Всеволод Богданов: Это справедливо, и идет дискуссия по этому поводу.

Вера Челищева: А вы не боитесь, допустим, если будут приняты эти поправки, президент одобрит проект, который ему передал Михаил Федотов, вы не боитесь такого вот саботажа правоохранительных органов? Ну, вот то, о чем вы говорили, у нас же все время все расследования тормозятся так или иначе, по громким делам, не по громким, и журналистика – тем более. Вот саботаж откровенный может быть?

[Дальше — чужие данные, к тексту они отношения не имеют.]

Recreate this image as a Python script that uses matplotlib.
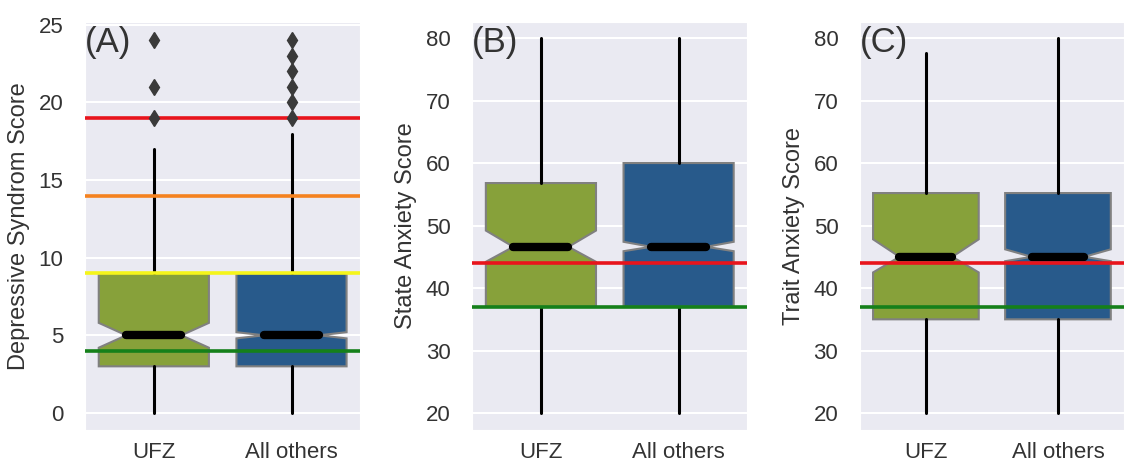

Всеволод Богданов: Саботаж самый активный. Я вас сами с ними дискуссии, не с одним генералом, на эту тему. И разговор такой: почему журналисты – это нечто особенное? Надо расследовать так же, как и все другие ситуации. Я тогда задаю другой вопрос: почему 80 процентов тяжких преступлений против человека официально в России расследуются, только 20 не расследуются, но почему, когда касается журналистов и СМИ, то ситуация наоборот – менее 20 процентов расследуется, а 80 не расследуется? Это все та же ситуация, это попытка размыть общественное мнение. Журналюги, заказуха, зачем нужно этому придавать значение? Они берут деньги, они занимаются коррупцией, - ну, подумаешь, кого-то побили… И так далее. Вот такое расхожее понятие – его надо убрать из общественного мнения. Вот я сейчас, когда выступал в Нью-Йорке, в Колумбийском университете, второе было выступление, и там много было русских журналистов, и они говорили: ну, у вас же свобода слова появилась. Я говорю: свобода слова появилась…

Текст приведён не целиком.